To be done: Copy each line of the records that contains the word "this".

Material provided:
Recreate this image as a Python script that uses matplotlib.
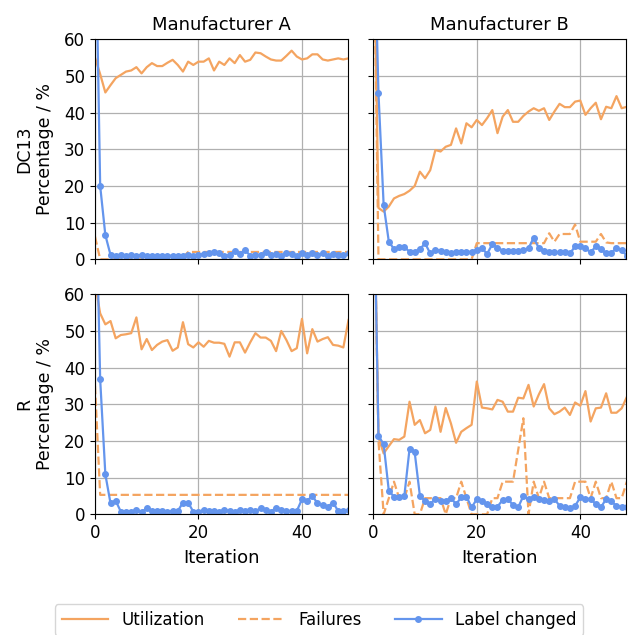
import matplotlib
matplotlib.use("Agg")
import matplotlib.pyplot as plt
import numpy as np

plt.rcParams['font.size'] = 12

iterations = np.arange(50)

# DC13 / Manufacturer A
util_dc13_a = [55, 50.5, 45.5, 47.5, 49.4, 50.3, 51.2, 51.5, 52.4, 50.7, 52.4, 53.5, 52.7, 52.7, 53.6,
               54.4, 53.0, 51.2, 53.9, 53.0, 53.9, 53.9, 54.8, 51.5, 53.9, 53.0, 54.8, 53.5, 55.7, 53.9,
               54.4, 56.4, 56.2, 55.3, 54.5, 54.2, 54.2, 55.5, 56.9, 55.3, 54.5, 54.8, 55.9, 55.9, 54.5,
               54.2, 54.5, 54.8, 54.5, 54.8]
fail_dc13_a = [6.2, 0, 0, 0, 0, 0, 0, 0, 0, 0, 0, 0, 0, 0, 0, 0, 0, 0.5, 2.0, 2.0, 2.0, 2.0, 2.0, 2.0, 2.0,
               2.0, 2.0, 2.0, 2.0, 2.0, 2.0, 2.0, 2.0, 2.0, 2.0, 2.0, 2.0, 2.0, 2.0, 2.0, 2.0, 2.0, 2.0,
               2.0, 2.0, 2.0, 2.0, 2.0, 2.0, 2.0]
label_dc13_a = [100, 20, 6.6, 1.2, 1.0, 1.1, 1.0, 1.1, 0.9, 1.3, 0.9, 1.0, 0.9, 1.0, 0.9, 1.0, 0.9, 1.0,
                1.1, 1.0, 1.2, 1.5, 1.8, 2.0, 1.6, 0.9, 1.2, 2.2, 1.5, 2.5, 1.0, 1.1, 1.3, 1.9, 1.2, 1.5,
                1.0, 1.8, 1.4, 1.0, 1.6, 1.1, 1.6, 1.1, 1.6, 1.0, 1.5, 1.2, 1.1, 1.6]

# DC13 / Manufacturer B
util_dc13_b = [100, 14.0, 13.0, 14.4, 16.6, 17.3, 17.8, 18.7, 20.0, 23.9, 22.1, 24.3, 29.8, 29.4, 30.7,
               31.2, 35.7, 31.6, 37.1, 36.0, 38.0, 36.6, 38.5, 40.7, 34.4, 38.9, 40.7, 37.5, 37.5, 39.1,
               40.3, 41.2, 40.5, 41.2, 38.0, 40.3, 42.4, 41.5, 41.5, 43.0, 43.3, 39.4, 41.2, 42.7, 38.2,
               41.6, 41.2, 44.5, 41.2, 41.6]
fail_dc13_b = [100, 0, 0, 0, 0, 0, 0, 0, 0, 0, 0, 0, 0, 0, 0, 0, 0, 0, 0, 0, 4.4, 4.4, 4.4, 4.4, 4.4,
               4.4, 4.4, 4.4, 4.4, 4.4, 4.4, 4.4, 4.4, 4.4, 7.1, 4.8, 6.9, 6.9, 6.9, 9.5, 4.8, 4.8, 4.8,
               4.8, 6.9, 4.6, 4.4, 4.4, 4.4, 4.4]
label_dc13_b = [100, 45.3, 14.8, 4.8, 2.8, 3.3, 3.3, 2.1, 2.1, 2.7, 4.4, 1.6, 2.5, 2.4, 1.9, 1.6, 1.9,
                1.9, 1.9, 2.1, 2.5, 3.0, 1.5, 4.1, 3.2, 2.4, 2.4, 2.4, 2.4, 2.5, 3.0, 5.9, 3.0, 2.4, 2.1,
                1.9, 1.9, 2.1, 1.6, 3.5, 3.6, 3.0, 1.9, 3.5, 2.7, 1.6, 1.8, 3.0, 2.5, 1.0]

# R / Manufacturer A
util_r_a = [63, 54.8, 51.8, 52.7, 48.0, 48.9, 49.1, 49.4, 53.7, 45.0, 47.8, 44.8, 46.2, 47.1, 47.5, 44.6,
            45.5, 52.4, 46.4, 45.5, 46.9, 45.7, 47.3, 46.8, 46.8, 46.5, 43.0, 46.9, 46.9, 44.1, 46.9,
            49.4, 48.2, 48.2, 47.3, 44.5, 50.0, 47.5, 44.5, 45.3, 53.3, 43.9, 50.5, 47.1, 47.8, 48.3,
            46.2, 46.0, 45.5, 53.0]
fail_r_a = [35] + [5.3] * 49
label_r_a = [100, 36.8, 10.9, 3.0, 3.7, 0.7, 0.7, 0.7, 1.2, 0.7, 1.6, 0.9, 0.9, 0.9, 0.7, 0.9, 0.9, 3.2,
             3.2, 0.7, 0.7, 1.2, 0.9, 0.9, 0.7, 1.2, 0.9, 0.7, 1.2, 0.9, 1.2, 0.9, 1.6, 1.2, 0.7, 1.8,
             1.2, 0.9, 0.9, 0.9, 4.1, 3.7, 5.0, 3.0, 2.5, 2.1, 3.2, 0.9, 0.9, 1.2]

# R / Manufacturer B
util_r_b = [100, 21.0, 16.6, 18.6, 20.5, 20.3, 21.2, 30.7, 24.4, 25.7, 22.1, 23.0, 29.4, 22.5, 29.0, 24.8,
            19.5, 22.5, 23.5, 24.4, 36.2, 29.1, 28.9, 28.6, 31.2, 30.7, 28.0, 28.0, 31.8, 31.6, 35.3,
            29.4, 32.7, 35.5, 28.9, 27.3, 28.0, 29.1, 27.1, 30.5, 29.6, 33.6, 25.3, 28.9, 29.1, 33.0,
            27.7, 27.7, 28.9, 32.0]
fail_r_b = [100, 20, 0, 4.4, 8.9, 4.4, 4.4, 8.9, 0, 0, 4.4, 4.4, 4.4, 4.4, 0, 4.4, 4.4, 8.9, 4.4, 0, 0, 0,
            0, 4.4, 4.4, 8.9, 8.9, 8.9, 17.5, 26.2, 0, 8.9, 4.4, 8.9, 4.4, 4.4, 4.4, 4.4, 4.4, 8.9, 8.9,
            8.9, 4.4, 8.9, 4.4, 4.4, 8.9, 4.4, 4.4, 8.9]
label_r_b = [100, 21.4, 19.1, 6.4, 4.8, 4.8, 5.0, 17.8, 16.9, 5.1, 3.6, 2.8, 4.2, 3.7, 3.7, 4.4, 2.8, 4.6,
             4.8, 1.9, 4.1, 3.5, 2.8, 1.9, 2.1, 3.9, 4.2, 2.5, 1.9, 5.0, 4.1, 4.8, 4.1, 3.9, 3.7, 4.2,
             2.3, 1.9, 1.6, 2.3, 4.6, 4.2, 4.2, 2.8, 1.9, 4.2, 3.5, 2.3, 2.1, 1.9]

manufacturers = ["Manufacturer A", "Manufacturer B"]
datasets = ["DC13", "R"]
panels = {
    ("DC13", 0): (util_dc13_a, fail_dc13_a, label_dc13_a),
    ("DC13", 1): (util_dc13_b, fail_dc13_b, label_dc13_b),
    ("R", 0): (util_r_a, fail_r_a, label_r_a),
    ("R", 1): (util_r_b, fail_r_b, label_r_b),
}

ORANGE = "#f4a460"
BLUE = "#6495ed"

W, H = 633, 635
fig = plt.figure(figsize=(W / 100, H / 100), dpi=100)

lefts = [95, 373.3]
axw = 252.5
tops = [39.3, 294.3]
axh = 220

axes = {}
for r, ds in enumerate(datasets):
    for c in range(2):
        ax = fig.add_axes([lefts[c] / W, 1 - (tops[r] + axh) / H, axw / W, axh / H])
        axes[(r, c)] = ax
        u, f, l = panels[(ds, c)]
        lu, = ax.plot(iterations, u, color=ORANGE, lw=1.6, label="Utilization")
        lf, = ax.plot(iterations, f, color=ORANGE, lw=1.6, ls="--", label="Failures")
        ll, = ax.plot(iterations, l, color=BLUE, lw=1.6, marker="o", ms=4, label="Label changed")
        ax.set_xlim(0, 48.8)
        ax.set_ylim(0, 60)
        ax.set_xticks([0, 20, 40])
        ax.set_yticks(range(0, 61, 10))
        ax.grid(True, color="#b0b0b0", lw=0.9)
        ax.set_axisbelow(True)
        if r == 0:
            ax.set_title(manufacturers[c], fontsize=13, pad=7)
            ax.tick_params(labelbottom=False)
        else:
            ax.set_xlabel("Iteration", fontsize=13, labelpad=5)
        if c == 0:
            ax.set_ylabel(f"{ds}\nPercentage / %", fontsize=12.5, labelpad=7)
        else:
            ax.tick_params(labelleft=False)

fig.legend(handles=[lu, lf, ll], loc="center", bbox_to_anchor=(319 / W, 1 - 620 / H),
           ncol=3, fontsize=12, columnspacing=2.0, handlelength=2.8)

fig.savefig("out.png", dpi=100)
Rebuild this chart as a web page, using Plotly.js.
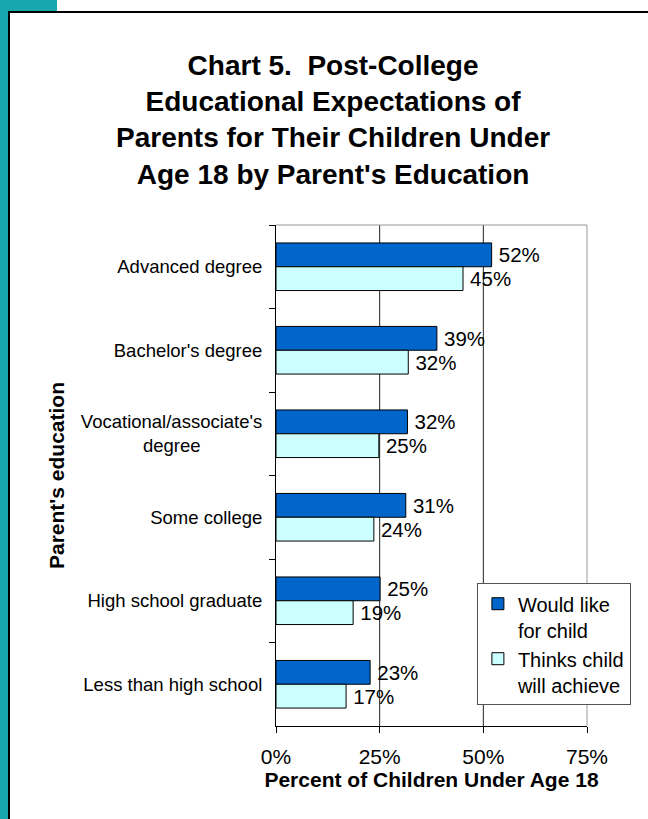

Answer for the task:
Recreate this image as a Python script that uses matplotlib.
Rebuild this chart as a web page, using Plotly.js.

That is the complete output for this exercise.